Schwerpunkt der Kritik des Bündnisses ist aber der fortschreitende Flächenverbrauch, den die Regionalplanung erlauben soll. „Hier werden vor allem großzügig neue Gewerbegebiete auf der Grünen Wiese geplant“, kritisierte Jansen. Heide Naderer vom Naturschutzbund (Nabu) fürchtet um die Chance, ein Modell für die Region zu entwickeln, das den Schutz von Klima und Biodiversität, Wasser und Böden bietet. „Das hat bisher nicht stattgefunden, das ist auch in den weiteren Planungen bisher nicht explizit vorgesehen“, sagte sie. „Was uns fehlt, ist der umfassende Blick darauf, wie sich diese Region weiterentwickeln soll.“Stattdessen finde ein „Raubbau an der regionalen Ernährungssouveränität“statt, ergänzte der Vorsitzende der Arbeitsgemeinschaft bäuerlicher Landwirtschaft, Bernd Schmitz. Dabei gehe es um beste Böden, auf denen sich konventionell wie ökologisch ertragreich wirtschaften lasse. „Es gibt diese Böden so nicht noch einmal.“Er forderte einen Stopp weiterer Versiegelung.

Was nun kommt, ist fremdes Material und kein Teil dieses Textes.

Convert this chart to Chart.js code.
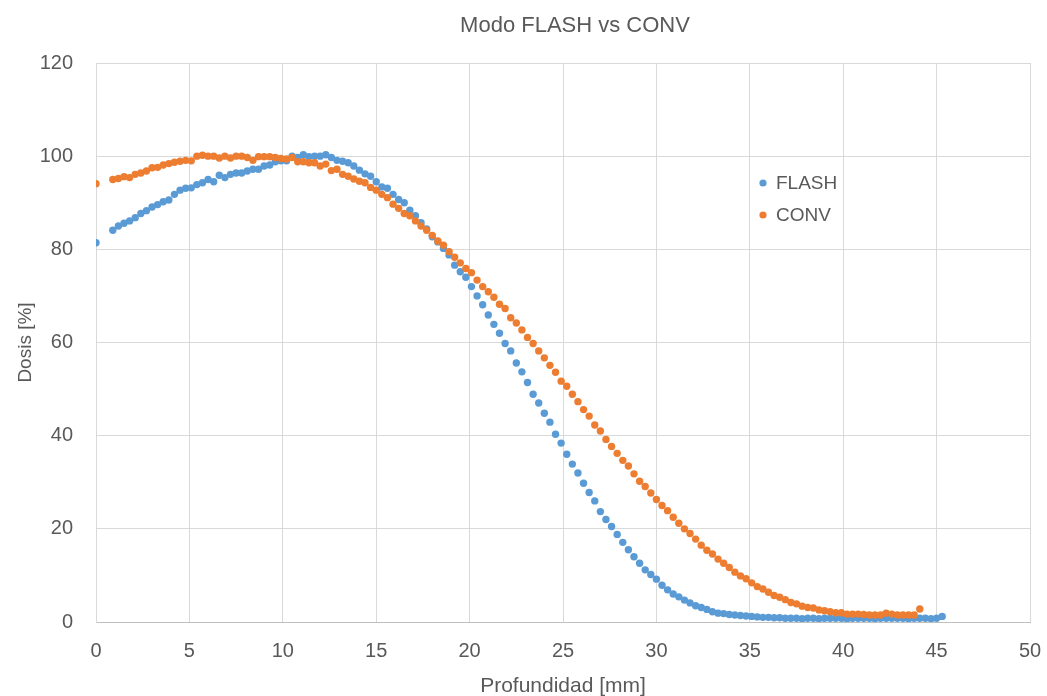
<!DOCTYPE html>
<html>
<head>
<meta charset="utf-8">
<title>Modo FLASH vs CONV</title>
<script src="https://cdn.jsdelivr.net/npm/chart.js@4/dist/chart.umd.min.js"></script>
<style>
  html, body { margin: 0; padding: 0; background: #fff; }
  #wrap { width: 1047px; height: 696px; }
</style>
</head>
<body>
<div id="wrap"><canvas id="doseChart" width="1047" height="696"></canvas></div>
<script>
/******************************************************************
DATOS
******************************************************************/

// profundidad en mm (paso de 0.3 mm)
var profundidad = [
  0, 0.9, 1.2, 1.5, 1.8, 2.1, 2.4, 2.7, 3.0, 3.3, 3.6,
  3.9, 4.2, 4.5, 4.8, 5.1, 5.4, 5.7, 6.0, 6.3, 6.6,
  6.9, 7.2, 7.5, 7.8, 8.1, 8.4, 8.7, 9.0, 9.3, 9.6,
  9.9, 10.2, 10.5, 10.8, 11.1, 11.4, 11.7, 12.0, 12.3, 12.6,
  12.9, 13.2, 13.5, 13.8, 14.1, 14.4, 14.7, 15.0, 15.3, 15.6,
  15.9, 16.2, 16.5, 16.8, 17.1, 17.4, 17.7, 18.0, 18.3, 18.6,
  18.9, 19.2, 19.5, 19.8, 20.1, 20.4, 20.7, 21.0, 21.3, 21.6,
  21.9, 22.2, 22.5, 22.8, 23.1, 23.4, 23.7, 24.0, 24.3, 24.6,
  24.9, 25.2, 25.5, 25.8, 26.1, 26.4, 26.7, 27.0, 27.3, 27.6,
  27.9, 28.2, 28.5, 28.8, 29.1, 29.4, 29.7, 30.0, 30.3, 30.6,
  30.9, 31.2, 31.5, 31.8, 32.1, 32.4, 32.7, 33.0, 33.3, 33.6,
  33.9, 34.2, 34.5, 34.8, 35.1, 35.4, 35.7, 36.0, 36.3, 36.6,
  36.9, 37.2, 37.5, 37.8, 38.1, 38.4, 38.7, 39.0, 39.3, 39.6,
  39.9, 40.2, 40.5, 40.8, 41.1, 41.4, 41.7, 42.0, 42.3, 42.6,
  42.9, 43.2, 43.5, 43.8, 44.1, 44.4, 44.7, 45.0, 45.3
];

// dosis relativa [%] modo FLASH
var dosisFlash = [
  81.4,
  84.1, 85.0, 85.6, 86.1, 86.8, 87.7, 88.3, 89.1, 89.6, 90.2,
  90.6, 91.8, 92.7, 93.1, 93.2, 93.9, 94.3, 95.0, 94.5, 95.9,
  95.4, 96.1, 96.4, 96.4, 96.8, 97.2, 97.2, 97.9, 98.1, 98.8,
  99.0, 99.0, 100.0, 99.7, 100.3, 99.9, 100.0, 100.0, 100.3, 99.7,
  99.1, 98.9, 98.6, 97.9, 97.0, 96.2, 95.7, 94.5, 93.4, 93.1,
  91.8, 90.7, 90.0, 88.4, 87.2, 85.7, 84.4, 82.7, 81.6, 80.2,
  78.8, 76.6, 75.2, 74.0, 72.0, 70.0, 68.1, 65.9, 63.9, 62.0,
  59.8, 58.2, 55.6, 53.7, 51.4, 48.9, 47.0, 44.8, 42.9, 40.3,
  38.4, 36.0, 33.9, 32.0, 29.8, 27.8, 26.0, 23.7, 22.0, 20.5,
  18.8, 17.1, 15.5, 14.0, 12.6, 11.2, 10.2, 9.2, 7.9, 6.9,
  6.0, 5.4, 4.7, 4.1, 3.5, 3.1, 2.7, 2.2, 1.9, 1.8,
  1.6, 1.5, 1.4, 1.3, 1.2, 1.1, 1.0, 1.0, 0.9, 0.9,
  0.8, 0.8, 0.8, 0.7, 0.8, 0.8, 0.7, 0.8, 0.8, 0.8,
  0.8, 0.7, 0.8, 0.8, 0.8, 0.8, 0.7, 0.8, 0.8, 0.8,
  0.8, 0.8, 0.7, 0.8, 0.8, 0.8, 0.7, 0.8, 1.2
];

// dosis relativa [%] modo convencional (termina en 44.1 mm)
var dosisConv = [
  94.1,
  95.0, 95.2, 95.6, 95.4, 96.1, 96.4, 96.8, 97.5, 97.6, 98.1,
  98.4, 98.7, 98.9, 99.1, 99.0, 100.0, 100.2, 100.0, 100.0, 99.6,
  100.0, 99.6, 100.0, 100.0, 99.7, 99.1, 99.9, 99.9, 99.9, 99.7,
  99.5, 99.4, 99.7, 98.8, 98.8, 98.6, 98.6, 97.9, 98.3, 96.9,
  97.2, 96.1, 95.7, 95.1, 94.6, 94.3, 93.3, 92.7, 91.8, 91.1,
  89.7, 88.8, 87.7, 87.2, 86.1, 85.0, 84.1, 83.0, 81.8, 80.9,
  79.5, 78.3, 77.1, 75.9, 75.0, 73.4, 72.0, 70.9, 69.7, 68.2,
  67.3, 65.3, 64.2, 62.7, 61.1, 59.8, 58.2, 56.7, 55.1, 53.6,
  51.7, 50.6, 48.9, 47.3, 45.6, 44.2, 42.3, 41.0, 39.2, 37.7,
  36.2, 34.7, 33.5, 31.8, 30.2, 29.1, 27.7, 26.3, 25.0, 23.9,
  22.5, 21.2, 20.0, 19.0, 17.8, 16.5, 15.4, 14.6, 13.5, 12.6,
  11.7, 10.7, 9.9, 9.3, 8.4, 7.6, 7.1, 6.4, 5.7, 5.3,
  4.8, 4.2, 3.9, 3.4, 3.1, 3.0, 2.6, 2.4, 2.2, 2.0,
  2.0, 1.7, 1.7, 1.7, 1.6, 1.5, 1.5, 1.5, 1.9, 1.7,
  1.5, 1.5, 1.5, 1.5, 2.8
];

var titulo = "Modo FLASH vs CONV";
var series = ["FLASH", "CONV"];
var colores = ["#5B9BD5", "#ED7D31"];

var xTicks = [0, 5, 10, 15, 20, 25, 30, 35, 40, 45, 50];
var yTicks = [0, 20, 40, 60, 80, 100, 120];

/******************************************************************
CHART
******************************************************************/

function toPoints(values) {
  var pts = [];
  for (var i = 0; i < values.length; i++) {
    pts.push({ x: profundidad[i], y: values[i] });
  }
  return pts;
}

var textColor = "#595959";
var fontFamily = "'Liberation Sans', Arial, sans-serif";

// titulo centrado sobre el area de trazado + leyenda dentro del grafico
var chartDecor = {
  id: "chartDecor",
  afterDraw: function (chart) {
    var ctx = chart.ctx;
    var area = chart.chartArea;
    ctx.save();

    ctx.font = "22px " + fontFamily;
    ctx.fillStyle = textColor;
    ctx.textAlign = "center";
    ctx.textBaseline = "middle";
    ctx.fillText(titulo, (area.left + area.right) / 2 + 12, 26);

    var x = area.left + 667;
    var y = area.top + 120;
    ctx.font = "19px " + fontFamily;
    ctx.textAlign = "left";
    chart.data.datasets.forEach(function (ds, i) {
      var yy = y + i * 32;
      ctx.beginPath();
      ctx.arc(x, yy, 3.6, 0, Math.PI * 2);
      ctx.fillStyle = ds.backgroundColor;
      ctx.fill();
      ctx.fillStyle = textColor;
      ctx.fillText(ds.label, x + 13, yy + 1);
    });
    ctx.restore();
  }
};

var ctx = document.getElementById("doseChart").getContext("2d");

var doseChart = new Chart(ctx, {
  type: "scatter",
  data: {
    datasets: [{
      label: series[0],
      data: toPoints(dosisFlash),
      backgroundColor: colores[0],
      borderColor: colores[0],
      pointRadius: 3.7,
      pointBorderWidth: 0,
      order: 1
    }, {
      label: series[1],
      data: toPoints(dosisConv),
      backgroundColor: colores[1],
      borderColor: colores[1],
      pointRadius: 3.7,
      pointBorderWidth: 0,
      order: 0
    }]
  },
  options: {
    responsive: false,
    animation: false,
    layout: { padding: { left: 0, right: 17, top: 63, bottom: 0 } },
    plugins: {
      legend: { display: false },
      tooltip: { enabled: false },
      title: { display: false }
    },
    scales: {
      x: {
        type: "linear",
        min: 0,
        max: 50,
        afterBuildTicks: function (scale) {
          scale.ticks = xTicks.map(function (v) { return { value: v }; });
        },
        afterFit: function (scale) {
          scale.height = 74;
          scale.paddingLeft = 0;
          scale.paddingRight = 0;
        },
        grid: { color: "#d9d9d9", lineWidth: 1, drawTicks: false },
        border: { color: "#bfbfbf", width: 1 },
        ticks: {
          color: textColor,
          font: { family: fontFamily, size: 20 },
          padding: 17,
          maxRotation: 0
        },
        title: {
          display: true,
          text: "Profundidad [mm]",
          color: textColor,
          font: { family: fontFamily, size: 21 },
          padding: { top: 0, bottom: -3 }
        }
      },
      y: {
        type: "linear",
        min: 0,
        max: 120,
        afterBuildTicks: function (scale) {
          scale.ticks = yTicks.map(function (v) { return { value: v }; });
        },
        afterFit: function (scale) {
          scale.width = 96;
          scale.paddingTop = 0;
          scale.paddingBottom = 0;
        },
        grid: { color: "#d9d9d9", lineWidth: 1, drawTicks: false },
        border: { color: "#d9d9d9", width: 1 },
        ticks: {
          color: textColor,
          font: { family: fontFamily, size: 20 },
          padding: 23
        },
        title: {
          display: true,
          text: "Dosis [%]",
          color: textColor,
          font: { family: fontFamily, size: 19 },
          padding: { top: 14, bottom: 0 }
        }
      }
    }
  },
  plugins: [chartDecor]
});
</script>
</body>
</html>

Einen Kurswechsel durch die schwarz-grüne Landesregierung sehen die Akteure nicht kommen, betonten sie. Es werde heute so geplant wie früher. „Wie wir damit auf einen Pfad als klimaneutrale Industrieregion bis 2045 kommen sollen, ist mir bisher rätselhaft“, so Dirk Jansen. In einem Zehn-Punkte-Plan fordert das Bündnis jetzt unter anderem die Umsetzung des Prinzips der Kreislaufwirtschaft, mehr Flächen, die in der Regionalplanung für den Schutz von Ökosystemen vorgesehen sein sollen, Klimaneutralität als Leitlinie des ganzen Strukturwandels und mehr Bürgerbeteiligung: Ideen aus der Bürgerschaft sollten besser aufgegriffen werden.

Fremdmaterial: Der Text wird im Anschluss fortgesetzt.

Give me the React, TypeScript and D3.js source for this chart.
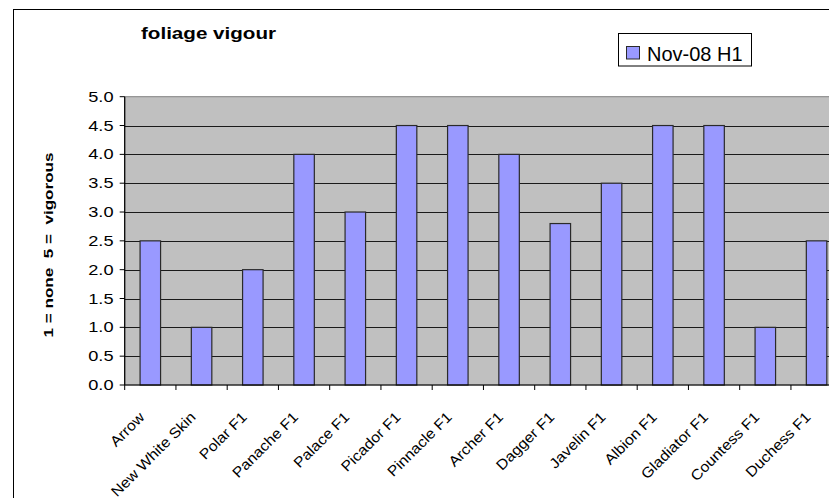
import React from 'react';
import * as d3 from 'd3';

const categories = [
  'Arrow', 'New White Skin', 'Polar F1', 'Panache F1', 'Palace F1', 'Picador F1',
  'Pinnacle F1', 'Archer F1', 'Dagger F1', 'Javelin F1', 'Albion F1', 'Gladiator F1',
  'Countess F1', 'Duchess F1',
];
const values = [2.5, 1.0, 2.0, 4.0, 3.0, 4.5, 4.5, 4.0, 2.8, 3.5, 4.5, 4.5, 1.0, 2.5];
const yTicks = [0, 0.5, 1, 1.5, 2, 2.5, 3, 3.5, 4, 4.5, 5];
const seriesName = 'Nov-08 H1';
const title = 'foliage vigour';
const yLabel = '1 = none  5 =  vigorous';

const W = 829;
const H = 498;
const plot = { left: 124.7, top: 96.7, right: 842.2, bottom: 385 };
const font = 'Arial, "Liberation Sans", sans-serif';

export default function App() {
  const x = d3.scaleBand<string>()
    .domain(categories)
    .range([plot.left, plot.right])
    .paddingInner(0.6)
    .paddingOuter(0.3);
  const y = d3.scaleLinear().domain([0, 5]).range([plot.bottom, plot.top]);
  const step = x.step();
  const bw = x.bandwidth();

  return (
    <>
      <style>{`body{margin:0;overflow:hidden}`}</style>
      <svg width={W} height={H} style={{ display: 'block', fontFamily: font }}>
        <rect x={0} y={0} width={W} height={H} fill="#fff" />
        {/* outer chart frame (runs off the right/bottom edge) */}
        <rect x={13.5} y={9.5} width={W + 20} height={H + 20} fill="#fff" stroke="#000" strokeWidth={1} />

        {/* plot area */}
        <rect x={plot.left} y={plot.top} width={plot.right - plot.left} height={plot.bottom - plot.top}
          fill="#c0c0c0" stroke="#808080" strokeWidth={1} />

        {/* gridlines */}
        {yTicks.filter(t => t > 0 && t < 5).map(t => (
          <line key={'g' + t} x1={plot.left} x2={plot.right} y1={Math.round(y(t)) + 0.5} y2={Math.round(y(t)) + 0.5}
            stroke="#1a1a1a" strokeWidth={1} />
        ))}

        {/* bars */}
        {categories.map((c, i) => (
          <rect key={c} x={x(c)} y={y(values[i])} width={bw} height={plot.bottom - y(values[i])}
            fill="#9999ff" stroke="#2a2a2a" strokeWidth={1.2} />
        ))}

        {/* y axis */}
        <line x1={plot.left} x2={plot.left} y1={plot.top} y2={plot.bottom} stroke="#000" strokeWidth={1.2} />
        {yTicks.map(t => (
          <g key={'t' + t}>
            <line x1={plot.left - 5} x2={plot.left} y1={y(t)} y2={y(t)} stroke="#000" strokeWidth={1} />
            <text transform={`translate(113.5,${y(t) + 5}) scale(1.3,1)`} textAnchor="end" fontSize={14} fill="#000">
              {d3.format('.1f')(t)}
            </text>
          </g>
        ))}

        {/* x axis */}
        <line x1={plot.left} x2={plot.right} y1={plot.bottom} y2={plot.bottom} stroke="#000" strokeWidth={1.2} />
        {d3.range(categories.length + 1).map(i => (
          <line key={'xt' + i} x1={plot.left + i * step} x2={plot.left + i * step} y1={plot.bottom} y2={plot.bottom + 5}
            stroke="#000" strokeWidth={1} />
        ))}
        {categories.map(c => (
          <text key={'l' + c}
            transform={`translate(${(x(c) as number) + bw / 2 - 5},${plot.bottom + 33}) rotate(-45) scale(1.1,1)`}
            textAnchor="end" fontSize={14.5} fill="#000">
            {c}
          </text>
        ))}

        {/* title */}
        <text x={141} y={39} fontSize={16} fontWeight="bold" textLength={135} lengthAdjust="spacingAndGlyphs" fill="#000">
          {title}
        </text>

        {/* y axis label */}
        <text transform={`translate(53,245) rotate(-90)`} textAnchor="middle" fontSize={13} fontWeight="bold"
          textLength={185} lengthAdjust="spacingAndGlyphs" style={{ whiteSpace: 'pre' }} fill="#000">
          {yLabel}
        </text>

        {/* legend */}
        <rect x={618.5} y={33.5} width={133} height={32.5} fill="#fff" stroke="#000" strokeWidth={1} />
        <rect x={626.5} y={46.5} width={13} height={12.5} fill="#9999ff" stroke="#2a2a2a" strokeWidth={1} />
        <text x={647} y={61} fontSize={20} fill="#000">{seriesName}</text>
      </svg>
    </>
  );
}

Im politischen Raum trifft der Vorstoß des Zusammenschlusses auf verhaltenes Echo. Der Strukturwandel
könne nur gelingen, „wenn Klimaschutz mit einer Wirtschafts- und Arbeitsmarkt-Politik einhergeht, die den starken Industriestandort sichert“, hieß es von der SPD-Fraktion im Düsseldorfer Landtag. Man wolle klimaangepasste Geschäftsmodelle, die für gute Jobs sorgen. „Dieses entscheidende Ziel im Sinne der Arbeitnehmerinnen und Arbeitnehmer in der Region fehlt im Vorstoß der Umweltverbände“, so Sprecherin Lena Teschlade. Wenn sie es mit sozialen Aspekten ernst meinten, müssten sie die Industrie der Zukunft unterstützen.
„Wir brauchen in der Region Arbeitsplätze, weil durch das Wegfallen der Braunkohle mehrere Zehntausend Jobs verschwinden“, betonte auch Romina Plonsker von der CDU-Fraktion im Landtag. Man wolle Wertschöpfung in der Region halten. Aber das gehe mit dem Umweltschutz zusammen. „Es wird sich kein Unternehmen im Rheinischen Revier ansiedeln, das nicht bereit ist, die Transformation zur Klimaneutralität mitzugehen“, prognostizierte Plonsker. Die Bereitschaft zum Wandel erlebe sie auch bei den bereits ansässigen Firmen.
Die FDP warnte, die „flächenintensiven
Vorstellungen des Naturschutzes“dürfen nicht zulasten wirtschaftlicher Vorhaben gehen, insbesondere nicht zulasten landwirtschaftlicher Flächen. Antje Grothus von den Grünen, bekannt als lautstarke Kritikerin des weiteren Braunkohleabbaus, stellte einen Fonds für bürgerschaftliche Projekte in Aussicht. Man setze sich „für eine qualitativ hochwertige und breite Bürgerbeteiligung und für die Stärkung von bürgerschaftlichem Engagement“ein.